My little wanderings are, for the most part, fairly mundane but there are rare flashes of extreme exhilaration. This performance was one of them.
I wish I had taken some photos. Typically, as always when a camera is most needed, I had left mine in my room thinking it would be too dark and/or not a great spectacle. How wrong I so often am!
I managed to speak to the young singers and the old bird at the piano afterwards. They deserve a special mention; the deceivingly 'geriatric' pianist was called Freyda Anido, the young lady singer was her daughter, Marlen, and the young lad singing was called Samuel David Rodriguez Menejías. Give them a big hand!!!

There were images of the saintly (mass murderer) Che everywhere; even on the terrace wall at my Casa (right).

As already mentioned, the Cuban people are mostly quite poor, but they are looked after by the state and issued ration cards with which they obtain food. The food is also very basic; I never saw any stores or mini-supermarkets with shelves of the stuff, let alone luxury goods, as we are accustomed to. However, a high proportion of the locals, both black and white, seemed to be remarkably 'well upholstered'. I rarely saw a skinny one.

They are certainly not starving! Despite a refreshing lack of MacDonalds or any other 'fast food' outlets the standard figure can be somewhat on the 'generous' side. I met these two trendy young things in a queue at the bank (they are Cuban). Was it P G Wodehouse who unkindly remarked about some comfortably build lady; "She looked as if she had been poured into her clothes and had forgotten to say 'when'." ?

By chance I found another watering-hole called Restaurant Florida Center (right). This was another agreeable looking place but where the food could best be described as 'average'. I had fish. It was never made clear what kind of fish; just fish (and rice). However, it had a major selling point. It was run by a very charming young man who told me that they had 'in house WiFi' for which I needed my ETECSA card, but it worked! I could come in and use it anytime. Magic.

Of course there was in house musical entertainment. This duo were, despite appearances, extremely good with their sing songs. The guitarist was especially good (the best in town, I was told, obviously). I was feeling generous and bought, for CUC 10, one of his CDs. I kook forward to listening to it when I get home.

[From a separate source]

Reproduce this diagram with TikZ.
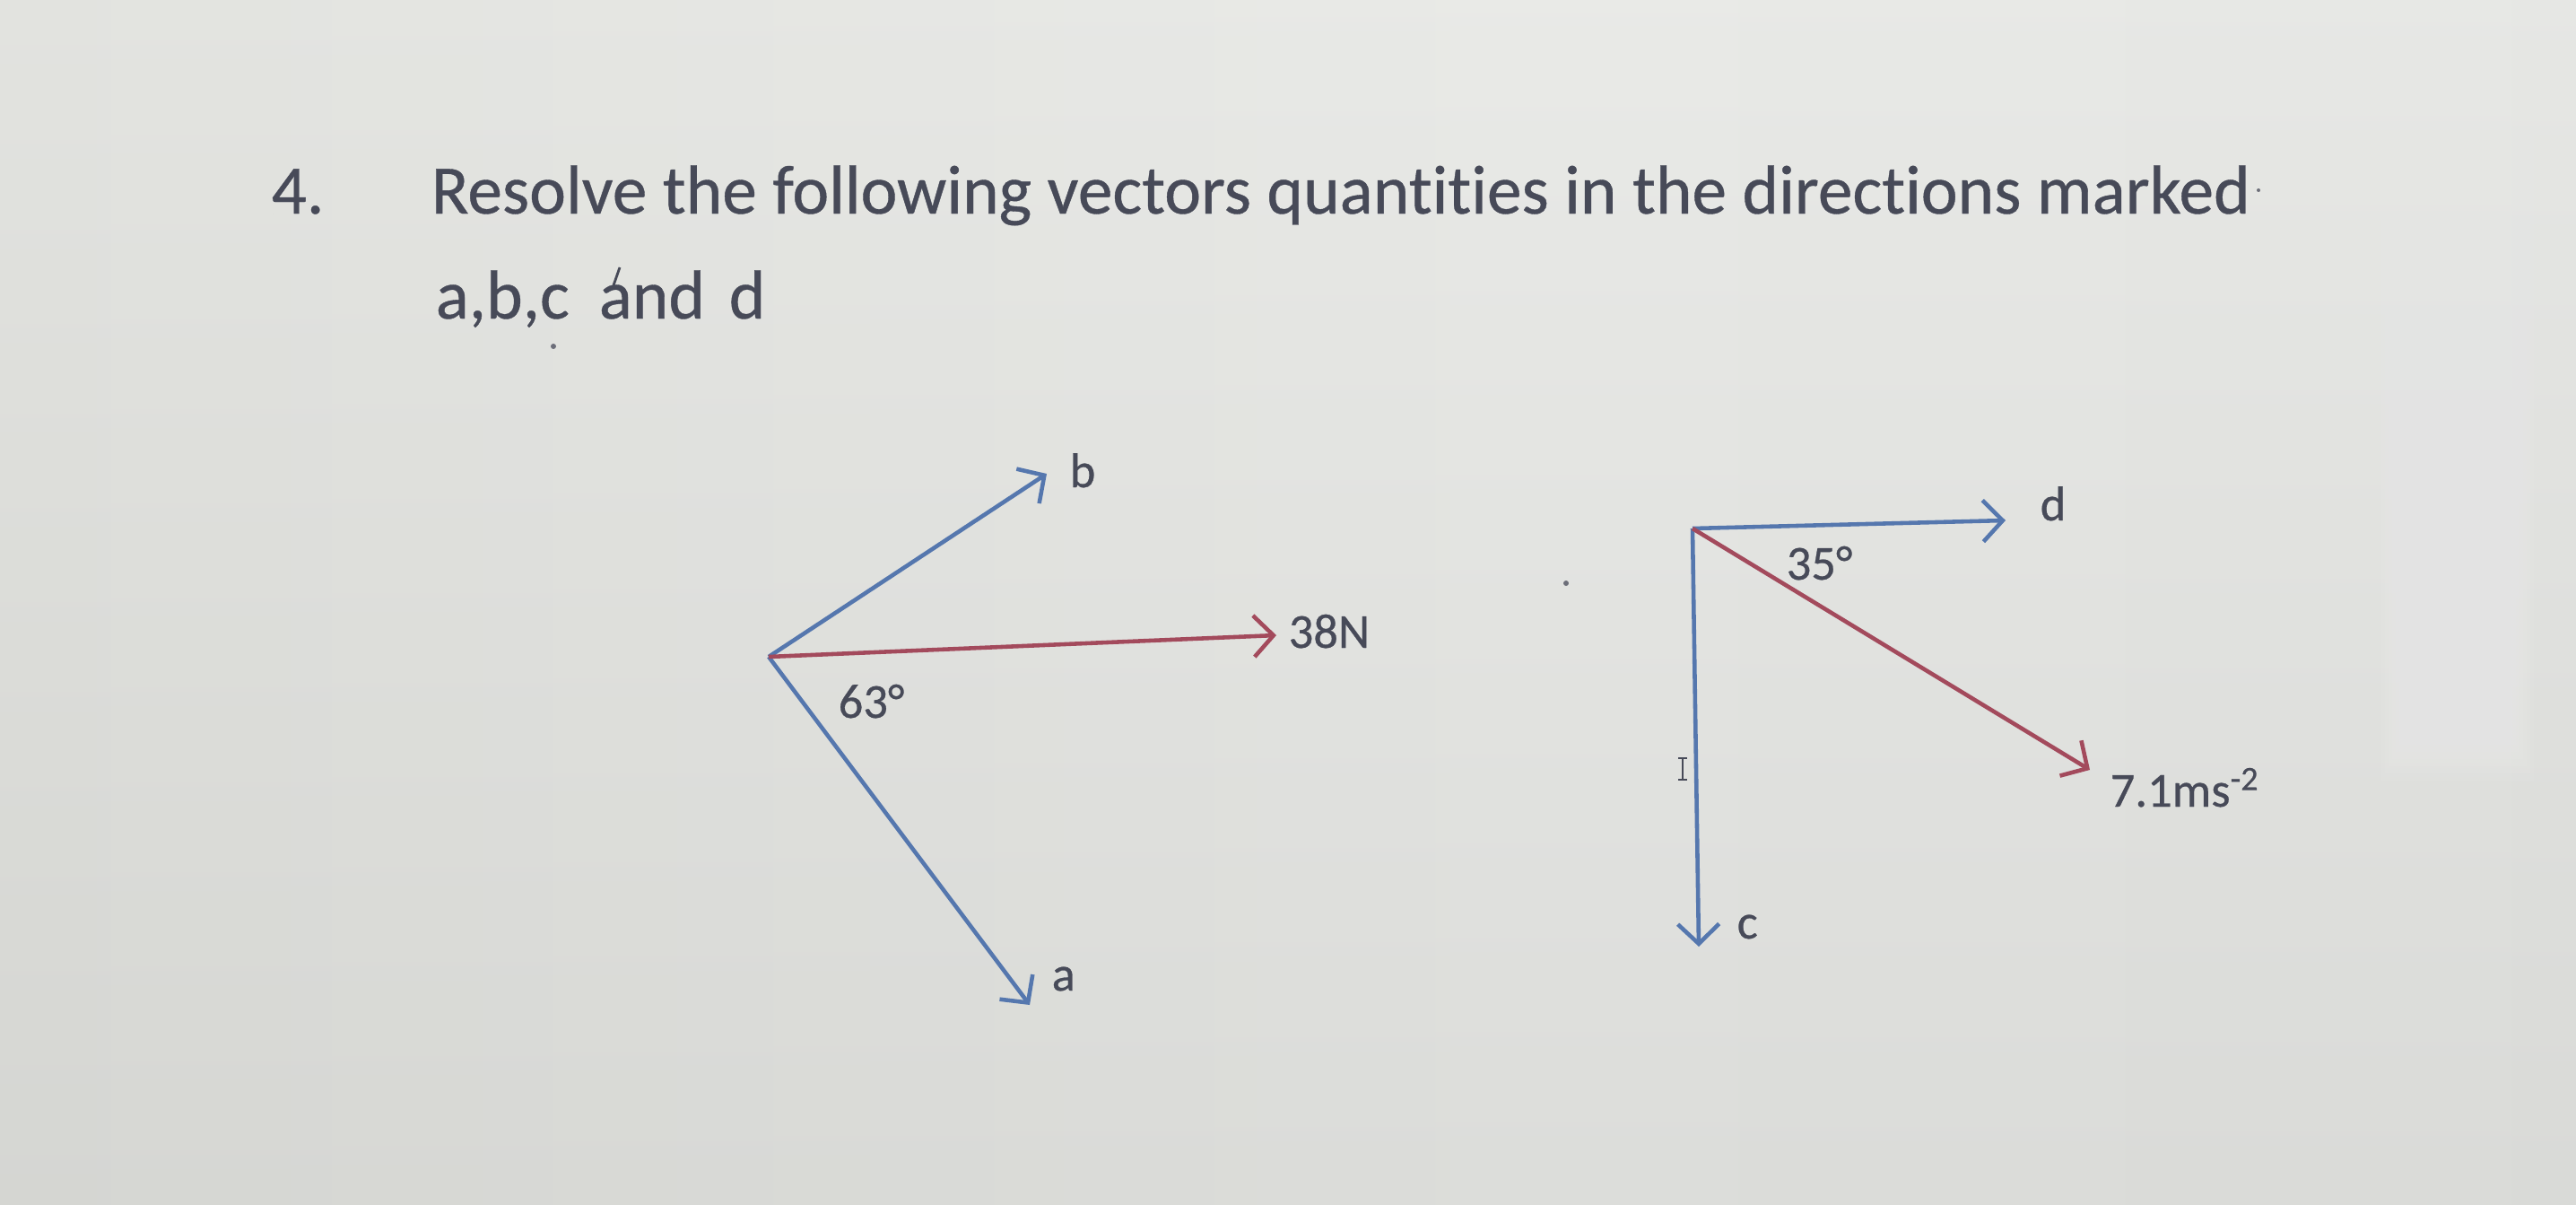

I bumped into a couple of Austrian ladies at my Casa and helped them load their bags onto a jeep. They had been driving around Cuba for a month and had covered just about the whole country. They told me they had driven over 3000 kms so far and were heading back towards Havana. It put my minor roamings into perspective.

My mate Alba, the taxi driver, was waiting to collect me early the next morning and off we rattled back to the bus station. Next stop Varadero, the well known 'all inclusive' haven for well heeled sun-worshipping tourists on the north coast. I feel I have to see the place.